Question

How do you take the derivative of ${\tan ^2}\left( {4x} \right)$ ?

Answer 1

Hint : Here, the given question has a trigonometric function. We have to find the derivative or differentiated term of the function. First consider the function $y$ , then differentiate $y$ with respect to $x$ by using a standard differentiation formula of trigonometric ratio and use chain rule for differentiation. And on further simplification we get the required differentiate value.
In the trigonometry we have standard differentiation formula
the differentiation of cos x is -sin x that is $\dfrac{d}{{dx}}(\cos x) = - \sin x$

Complete step-by-step answer :
The differentiation of a function is defined as the derivative or rate of change of a function. The function is said to be differentiable if the limit exists.
Consider the given function
$\Rightarrow y = {\tan ^2}\left( {4x} \right)$ ---------- (1)
Differentiate function y with respect to x
$\Rightarrow \dfrac{d}{{dx}}\left( y \right) = \dfrac{d}{{dx}}\left( {{{\tan }^2}\left( {4x} \right)} \right)$ -------(2)
Here, we have to use the chain rule method to differentiate the above function.
As we know the formula $\dfrac{d}{{dx}}\left( {{x^n}} \right) = n{x^{n - 1}}$ , then
Equation (2) becomes
$\Rightarrow \dfrac{{dy}}{{dx}} = 2\tan \left( {4x} \right)\dfrac{d}{{dx}}\left( {\tan \left( {4x} \right)} \right)$ ---------- (3)
Using the standard differentiated formula of trigonometric ratio cosine is $\dfrac{d}{{dx}}\left( {\tan x} \right) = {\sec ^2}x$ , then equation (3) becomes
$\Rightarrow \dfrac{{dy}}{{dx}} = 2\tan \left( {4x} \right){\sec ^2}\left( {4x} \right)\dfrac{d}{{dx}}\left( {4x} \right)$
Where, 4 is a constant and take it outside from the differentiated term, then
$\Rightarrow \dfrac{{dy}}{{dx}} = 2\tan \left( {4x} \right) \cdot {\sec ^2}\left( {4x} \right) \cdot 4\dfrac{d}{{dx}}\left( x \right)$ ------------(4)
As we know, the another standard formula: $\dfrac{{dx}}{{dx}} = 1$
Then equation (4) becomes
$\Rightarrow \dfrac{{dy}}{{dx}} = 2\tan \left( {4x} \right) \cdot {\sec ^2}\left( {4x} \right) \cdot 4\left( 1 \right)$
On simplification, we get
$\Rightarrow \dfrac{{dy}}{{dx}} = 8\tan \left( {4x} \right) \cdot {\sec ^2}\left( {4x} \right)$
Hence, it’s a required differentiated value.
So, the correct answer is “ $\dfrac{{dy}}{{dx}} = 8\tan \left( {4x} \right) \cdot {\sec ^2}\left( {4x} \right)$ ”.
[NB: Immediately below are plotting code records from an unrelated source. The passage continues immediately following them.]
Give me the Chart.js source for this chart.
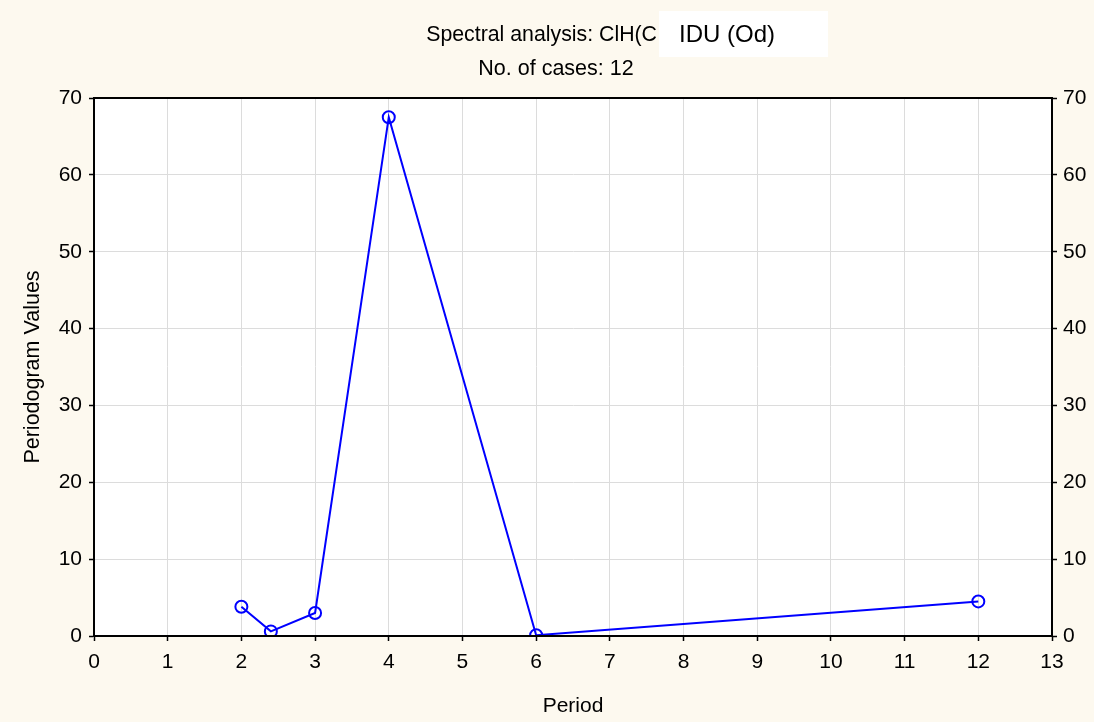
<!DOCTYPE html>
<html>
<head>
<meta charset="utf-8">
<script src="https://cdn.jsdelivr.net/npm/chart.js@4.4.0/dist/chart.umd.min.js"></script>
<style>
  html, body { margin: 0; padding: 0; background: #fdf9ef; }
  #wrap { width: 1094px; height: 722px; }
</style>
</head>
<body>
<div id="wrap"><canvas id="chart" width="1094" height="722"></canvas></div>
<script>
// Datos del periodograma
const periods = [2, 2.4, 3, 4, 6, 12];
const periodogramValues = [3.8, 0.6, 3.0, 67.5, 0.1, 4.5];
const xTicks = [0, 1, 2, 3, 4, 5, 6, 7, 8, 9, 10, 11, 12, 13];
const yTicks = [0, 10, 20, 30, 40, 50, 60, 70];

const titleMain = 'Spectral analysis: ClH(C';
const titleOverlay = 'IDU (Od)';
const subtitleText = 'No. of cases: 12';
const FONT = '"Liberation Sans", Arial, sans-serif';

// Fondo blanco del área de trazado, borde y títulos
const framePlugin = {
    id: 'frame',
    beforeDraw(chart) {
        const { ctx, chartArea: a } = chart;
        ctx.save();
        ctx.fillStyle = '#ffffff';
        ctx.fillRect(a.left, a.top, a.right - a.left, a.bottom - a.top);
        ctx.restore();
    },
    afterDraw(chart) {
        const { ctx, chartArea: a } = chart;
        ctx.save();
        ctx.strokeStyle = '#000';
        ctx.lineWidth = 2;
        ctx.strokeRect(a.left, a.top, a.right - a.left, a.bottom - a.top);

        // Títulos
        ctx.fillStyle = '#000';
        ctx.textBaseline = 'middle';
        ctx.font = '21.3px ' + FONT;
        ctx.textAlign = 'right';
        ctx.fillText(titleMain, 657, 35);
        ctx.fillStyle = '#ffffff';
        ctx.fillRect(659, 11, 169, 46);
        ctx.fillStyle = '#000';
        ctx.textAlign = 'left';
        ctx.font = '24px ' + FONT;
        ctx.fillText(titleOverlay, 679, 35);
        ctx.font = '21.5px ' + FONT;
        ctx.textAlign = 'center';
        ctx.fillText(subtitleText, 556, 69);
        ctx.restore();
    }
};

const tickFont = { family: FONT, size: 21 };
const gridOpts = {
    color: '#dcdcdc',
    lineWidth: 1,
    tickColor: '#000',
    tickLength: 5,
    tickWidth: 1.5
};

new Chart(document.getElementById('chart'), {
    type: 'scatter',
    data: {
        datasets: [{
            data: periods.map((p, i) => ({ x: p, y: periodogramValues[i] })),
            showLine: true,
            borderColor: '#0000ff',
            borderWidth: 2,
            pointRadius: 6,
            pointBorderWidth: 2,
            pointBorderColor: '#0000ff',
            pointBackgroundColor: 'rgba(0,0,0,0)',
            clip: 0
        }]
    },
    options: {
        responsive: false,
        animation: false,
        layout: { padding: { top: 98, left: 0, right: 0, bottom: 0 } },
        plugins: { legend: { display: false }, tooltip: { enabled: false } },
        scales: {
            x: {
                type: 'linear',
                min: 0, max: 13,
                afterBuildTicks: s => { s.ticks = xTicks.map(v => ({ value: v })); },
                afterFit: s => { s.height = 86; },
                ticks: { color: '#000', font: tickFont, padding: 9, maxRotation: 0 },
                grid: gridOpts,
                border: { color: '#000', width: 2 },
                title: {
                    display: true, text: 'Period', color: '#000',
                    font: { family: FONT, size: 21 },
                    padding: { top: 0, bottom: 3 }
                }
            },
            y: {
                position: 'left',
                min: 0, max: 70,
                afterBuildTicks: s => { s.ticks = yTicks.map(v => ({ value: v })); },
                afterFit: s => { s.width = 94; },
                ticks: { color: '#000', font: tickFont, padding: 7 },
                grid: gridOpts,
                border: { color: '#000', width: 2 },
                title: {
                    display: true, text: 'Periodogram Values', color: '#000',
                    font: { family: FONT, size: 21.5 },
                    padding: { top: 20, bottom: 0 }
                }
            },
            y2: {
                position: 'right',
                min: 0, max: 70,
                afterBuildTicks: s => { s.ticks = yTicks.map(v => ({ value: v })); },
                afterFit: s => { s.width = 42; },
                ticks: { color: '#000', font: tickFont, padding: 6 },
                grid: Object.assign({}, gridOpts, { drawOnChartArea: false }),
                border: { color: '#000', width: 2 }
            }
        }
    },
    plugins: [framePlugin]
});
</script>
</body>
</html>
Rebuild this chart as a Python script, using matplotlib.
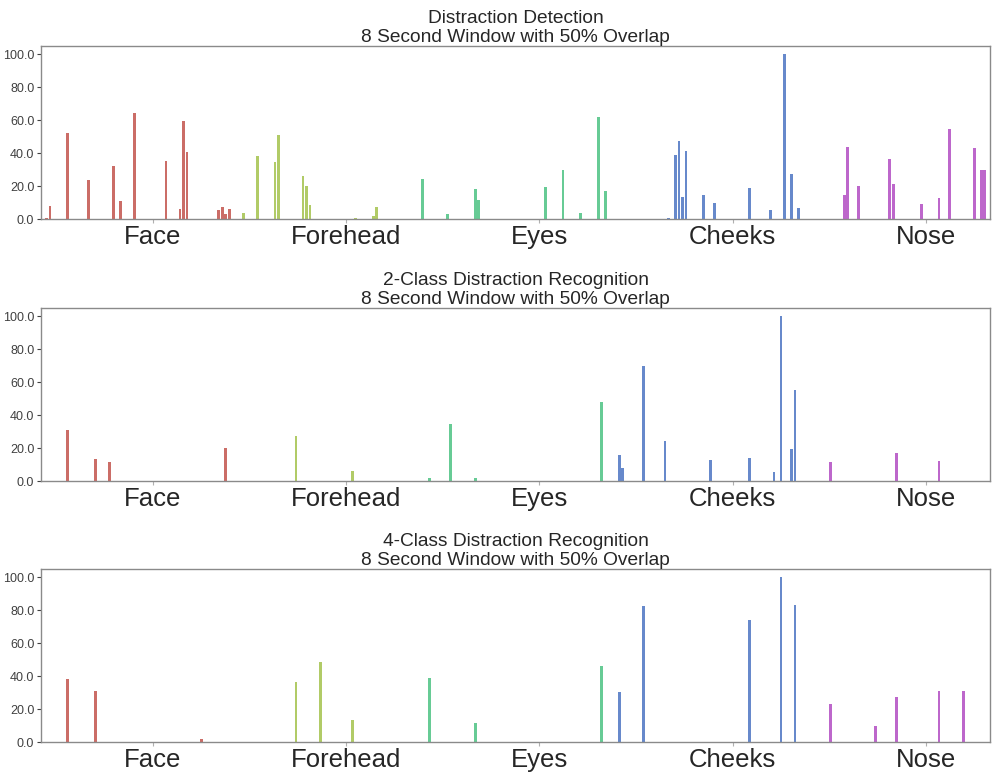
import numpy as np
import matplotlib
matplotlib.use("Agg")
import matplotlib.pyplot as plt
from matplotlib.ticker import FormatStrFormatter
import seaborn as sns

plt.rcParams['font.family'] = ['Liberation Sans', 'DejaVu Sans']

REGIONS = ["Face", "Forehead", "Eyes", "Cheeks", "Nose"]
FEATS_PER_REGION = 54
N_FEATS = len(REGIONS) * FEATS_PER_REGION
TICK_POS = [31.25, 86.25, 141.25, 196.25, 251.25]

WINDOW = "8 Second Window with 50% Overlap"
TITLES = ["Distraction Detection",
          "2-Class Distraction Recognition",
          "4-Class Distraction Recognition"]

# selected feature indices and their relative importance (% of max)
det_idx = [1, 2, 7, 13, 20, 22, 26, 35, 39, 40, 41, 50, 51, 52, 53,
           57, 61, 66, 67, 74, 75, 76, 89, 94, 95,
           108, 112, 115, 123, 124, 143, 148, 153, 158, 160,
           178, 180, 181, 182, 183, 188, 191, 201, 207, 211, 213, 215,
           216, 228, 229, 232, 241, 242, 250, 255, 258, 265, 267, 268]
det_val = [1.0, 8.1, 52.0, 23.7, 32.2, 10.9, 64.2, 35.2, 6.1, 59.7, 40.5, 5.5, 7.3, 3.2, 6.5,
           4.0, 38.5, 34.8, 51.2, 25.9, 20.0, 8.7, 1.0, 2.2, 7.5,
           24.5, 0.3, 3.0, 18.4, 11.9, 19.6, 29.8, 3.6, 61.9, 17.0,
           1.0, 38.7, 47.4, 13.4, 41.5, 14.6, 9.9, 19.2, 5.7, 100.0, 27.3, 7.1,
           0.4, 14.8, 43.7, 20.2, 36.2, 21.5, 9.3, 12.6, 54.7, 43.1, 29.6, 30.0]

two_idx = [7, 15, 19, 52, 72, 88, 110, 116, 123, 159,
           164, 165, 171, 177, 190, 201, 208, 210, 213, 214,
           224, 243, 255]
two_val = [31.3, 13.5, 11.7, 20.2, 27.7, 6.1, 1.8, 34.7, 1.8, 47.9,
           16.2, 7.9, 69.7, 24.2, 12.7, 14.1, 5.5, 100.0, 19.8, 55.4,
           11.5, 17.4, 12.1]

four_idx = [7, 15, 45, 72, 79, 88, 110, 123, 159,
            164, 171, 201, 210, 214, 224, 237, 243, 255, 262]
four_val = [38.5, 31.2, 2.2, 36.7, 48.9, 13.6, 39.1, 11.4, 46.5,
            30.2, 82.8, 73.8, 100.0, 83.2, 23.1, 9.7, 27.4, 31.0, 31.0]

PANELS = [(det_idx, det_val), (two_idx, two_val), (four_idx, four_val)]

# region colours, desaturated the way seaborn's barplot does
palette = [sns.desaturate(c, 0.75) for c in sns.color_palette("hls", len(REGIONS))]
x = np.arange(N_FEATS)
bar_colors = [palette[i // FEATS_PER_REGION] for i in x]

fig = plt.figure(figsize=(9.92, 7.72), dpi=100)
bottoms = [0.716, 0.3766, 0.0385]
height = 0.2245

for (idx, val), title, bottom in zip(PANELS, TITLES, bottoms):
    ax = fig.add_axes([0.0416, bottom, 0.9564, height])
    heights = np.zeros(N_FEATS)
    heights[idx] = val
    ax.bar(x, heights, width=0.8, color=bar_colors, linewidth=0)
    ax.set_xlim(-0.5, N_FEATS - 0.5)
    ax.set_ylim(0, 105)
    ax.set_yticks(np.arange(0, 101, 20))
    ax.yaxis.set_major_formatter(FormatStrFormatter('%.1f'))
    ax.set_xticks(TICK_POS)
    ax.set_xticklabels(REGIONS, fontsize=18.5, color='#262626')
    ax.tick_params(axis='y', labelsize=9, colors='#404040', length=3, width=0.8, pad=2)
    ax.tick_params(axis='x', colors='#b0b0b0', labelcolor='#262626', length=3, width=0.8, pad=1)
    for s in ax.spines.values():
        s.set_color('#8a8a8a')
        s.set_linewidth(1.0)
    ax.set_title(title + "\n" + WINDOW, fontsize=13.8, color='#262626', pad=1,
                 linespacing=1.15)

fig.savefig("out.png", dpi=100)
Note : The student must know about the differentiation formulas for the trigonometry ratios and these differentiation formulas are standard. If the function is a product of two terms and the both terms are the function of x then we use the product rule of differentiation to the function.